One recurring issue is that AI tools do not naturally enforce strong architectural patterns. The initial backend implementation generated by Copilot tended toward monolithic files and “fat controllers.” Clean separation of concerns and well-defined component boundaries often required explicit refactoring instructions. In other words, AI can produce a large amount of working code quickly, but it still needs architectural guidance from the developer.
Another limitation appears when AI interacts with new or less common libraries. The migration from Svelte 4 to Svelte 5 illustrated this clearly. Because the newer version had less representation in training data, ChatGPT struggled to diagnose the problem and began proposing incorrect solutions. In situations like this, the most reliable approach remains the traditional one: reading the official documentation.
This experience also revealed how quickly technical debt can appear in an AI-generated project. At one point I joked that the project already contained legacy code only three hours after its creation. In reality, that technical debt may have appeared even earlier—possibly within the first twenty seconds after submitting the initial prompt.
In some ways, the process resembles a small Big Bang. The initial prompt triggers the rapid creation of a codebase, and from that moment the application begins to expand and evolve. Just like the universe after the Big Bang, the system keeps growing as new features are added. But if the initial conditions are not carefully reviewed, the project can quickly accumulate structural issues that persist as it evolves.
Another risk worth mentioning is skill atrophy. When AI produces large amounts of code in minutes, it becomes very easy to lose visibility into how the system actually works. I began to feel this effect early in the project when I realized how much code Copilot had generated in such a short time. This reinforced the importance of reviewing the generated code and taking ownership of the architecture as early as possible.
This is closely related to what many developers call the “last mile problem.” AI can bring a project to roughly 70% completion very quickly, but the remaining work often requires careful engineering and a deep understanding of the codebase. Developers who never review or understand the generated code may find themselves unable to complete the final portion of the project or maintain it over time.
Despite these limitations, the overall experience was very positive. AI significantly accelerated the early stages of development and reduced the friction involved in integrating external libraries and APIs. At the same time, the project confirmed that developers still need to guide the architecture, review generated code, and make the final design decisions.
Finally, the project is not finished. The application is already being used to catalog my personal book collection—I have entered all of my paper books and am currently adding my digital library. During that process, only one minor bug has surfaced so far, related to the search query being lost after creating a new book and returning to the list view.

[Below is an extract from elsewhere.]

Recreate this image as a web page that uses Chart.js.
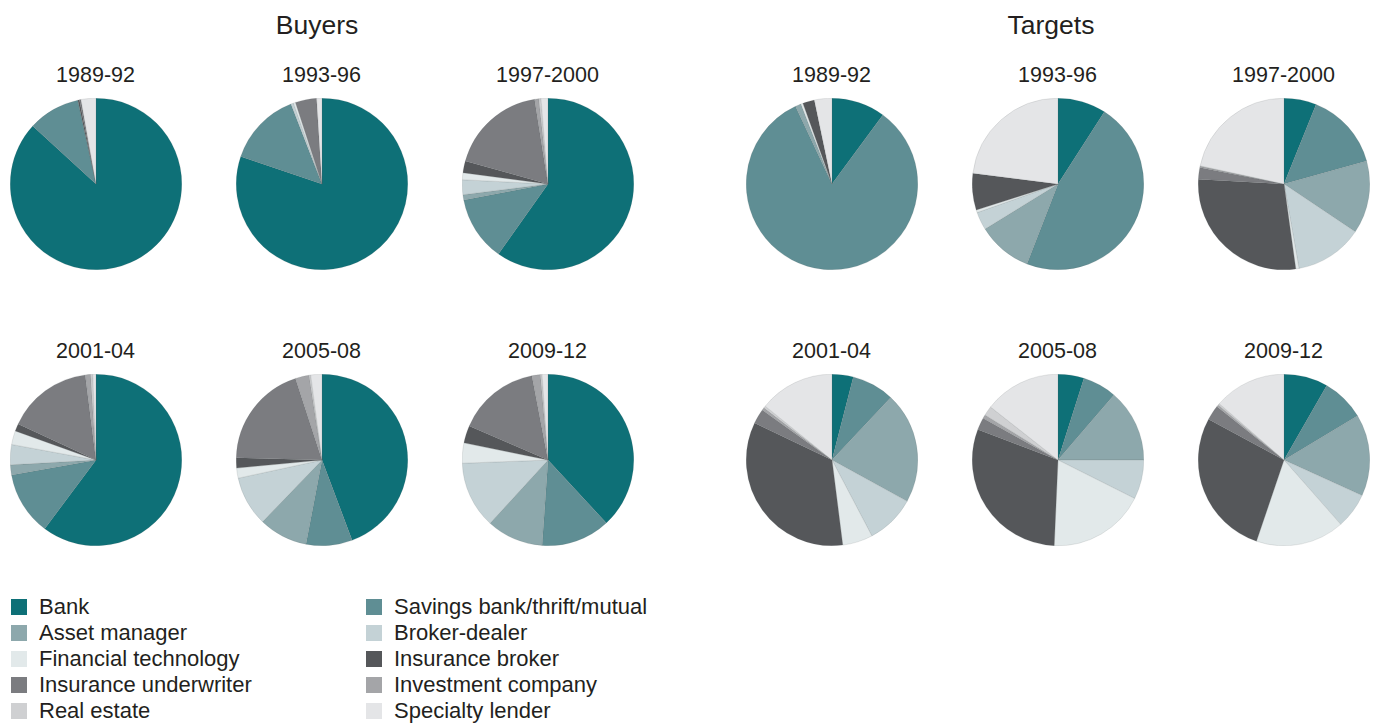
<!DOCTYPE html>
<html>
<head>
<meta charset="utf-8">
<script src="https://cdn.jsdelivr.net/npm/chart.js@4"></script>
<style>
  html, body { margin: 0; padding: 0; background: #ffffff; }
  body { width: 1377px; height: 726px; position: relative; overflow: hidden;
         font-family: "Liberation Sans", Arial, Helvetica, sans-serif; color: #231f20; }
  .group { position: absolute; font-size: 26.5px; transform: translate(-50%, -50%); white-space: nowrap; }
  .sub { position: absolute; font-size: 21.5px; transform: translate(-50%, -50%); white-space: nowrap; }
  .pie { position: absolute; }
  .leg { position: absolute; font-size: 22px; white-space: nowrap; line-height: 26px; }
  .leg span.sw { position: absolute; width: 16px; height: 16px; left: 0; top: 5px; }
  .leg span.tx { position: absolute; left: 28px; top: 0; }
</style>
</head>
<body>
<script>
// Firm categories, in slice order (clockwise from 12 o'clock)
const categories = [
  "Bank", "Savings bank/thrift/mutual", "Asset manager", "Broker-dealer",
  "Financial technology", "Insurance broker", "Insurance underwriter",
  "Investment company", "Real estate", "Specialty lender"
];
const categoryColors = [
  "#0e7077", "#5f8e94", "#8da8ac", "#c4d2d6", "#e2e9ea",
  "#55575a", "#7b7c80", "#a4a5a8", "#cfd0d2", "#e4e5e7"
];

const periods = ["1989-92", "1993-96", "1997-2000", "2001-04", "2005-08", "2009-12"];

// Buyers: share of deals (%) by buyer type
const buyers1989 = [86.8, 9.8, 0, 0, 0, 0.3, 0.3, 0, 0, 2.8];
const buyers1993 = [80.2, 13.9, 0, 0.5, 0.4, 0, 4.0, 0, 0, 1.0];
const buyers1997 = [59.8, 12.2, 1.0, 2.8, 1.3, 2.2, 18.2, 0.8, 0.4, 1.3];
const buyers2001 = [60.2, 12.0, 1.9, 3.8, 2.6, 1.4, 16.1, 1.0, 0.4, 0.6];
const buyers2005 = [44.3, 8.7, 9.2, 9.4, 1.9, 1.9, 19.6, 2.6, 0.3, 2.1];
const buyers2009 = [38.1, 13.0, 10.7, 12.6, 3.8, 3.3, 15.5, 1.6, 0.3, 1.1];

// Targets: share of deals (%) by target type
const targets1989 = [10.1, 82.9, 1.1, 0, 0.4, 2.2, 0, 0, 0, 3.3];
const targets1993 = [9.1, 46.8, 10.3, 3.4, 0.5, 6.9, 0, 0, 0, 23.0];
const targets1997 = [6.1, 14.6, 13.7, 12.8, 0.6, 28.1, 2.2, 0.2, 0.1, 21.6];
const targets2001 = [4.0, 8.0, 21.0, 9.3, 5.7, 34.1, 2.8, 0.5, 0.4, 14.2];
const targets2005 = [4.9, 6.4, 13.7, 7.4, 18.3, 30.1, 2.3, 0.7, 1.8, 14.4];
const targets2009 = [8.3, 8.1, 15.4, 6.7, 16.7, 27.7, 2.8, 0.4, 0.3, 13.6];

const groupTitles = ["Buyers", "Targets"];
const buyerSeries = [buyers1989, buyers1993, buyers1997, buyers2001, buyers2005, buyers2009];
const targetSeries = [targets1989, targets1993, targets1997, targets2001, targets2005, targets2009];

// Layout
const PIE = 172;
const colX = [[95.5, 321.5, 547.5], [831.5, 1057.5, 1283.5]];
const rowY = [183.5, 459.5];
const subY = [75, 351];
const groupX = [317, 1051];

function addText(cls, text, x, y) {
  const d = document.createElement("div");
  d.className = cls;
  d.textContent = text;
  d.style.left = x + "px";
  d.style.top = y + "px";
  document.body.appendChild(d);
}

function addPie(values, cx, cy) {
  const c = document.createElement("canvas");
  c.className = "pie";
  c.width = PIE; c.height = PIE;
  c.style.width = PIE + "px"; c.style.height = PIE + "px";
  c.style.left = (cx - PIE / 2) + "px";
  c.style.top = (cy - PIE / 2) + "px";
  document.body.appendChild(c);
  new Chart(c, {
    type: "pie",
    data: {
      labels: categories,
      datasets: [{
        data: values,
        backgroundColor: categoryColors,
        borderColor: "rgba(90,92,95,0.35)",
        borderWidth: 0.4
      }]
    },
    options: {
      responsive: false,
      animation: false,
      layout: { padding: 0 },
      plugins: { legend: { display: false }, tooltip: { enabled: false } }
    }
  });
}

[buyerSeries, targetSeries].forEach((series, g) => {
  addText("group", groupTitles[g], groupX[g], 25);
  series.forEach((vals, i) => {
    const r = Math.floor(i / 3), col = i % 3;
    addText("sub", periods[i], colX[g][col], subY[r]);
    addPie(vals, colX[g][col], rowY[r]);
  });
});

// Legend: two columns, five rows
const legendX = [11, 366];
const legendY0 = 594;
const legendStep = 26;
categories.forEach((name, i) => {
  const col = i % 2, row = Math.floor(i / 2);
  const d = document.createElement("div");
  d.className = "leg";
  d.style.left = legendX[col] + "px";
  d.style.top = (legendY0 + row * legendStep) + "px";
  const sw = document.createElement("span");
  sw.className = "sw";
  sw.style.background = categoryColors[i];
  const tx = document.createElement("span");
  tx.className = "tx";
  tx.textContent = name;
  d.appendChild(sw); d.appendChild(tx);
  document.body.appendChild(d);
});
</script>
</body>
</html>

Looking ahead, there are still areas of the codebase that could be improved. The frontend generated by AI works well, but it relies heavily on boolean state variables, some of which appear redundant. One possible improvement would be to model the application’s behavior more explicitly, perhaps by representing the frontend state as a state machine. This would likely lead to a cleaner and more maintainable structure, although examples of Svelte 5 applications following such patterns are still relatively scarce.
For now, the librarian application serves both as a useful personal tool and as a small case study in what AI-assisted software engineering looks like in practice.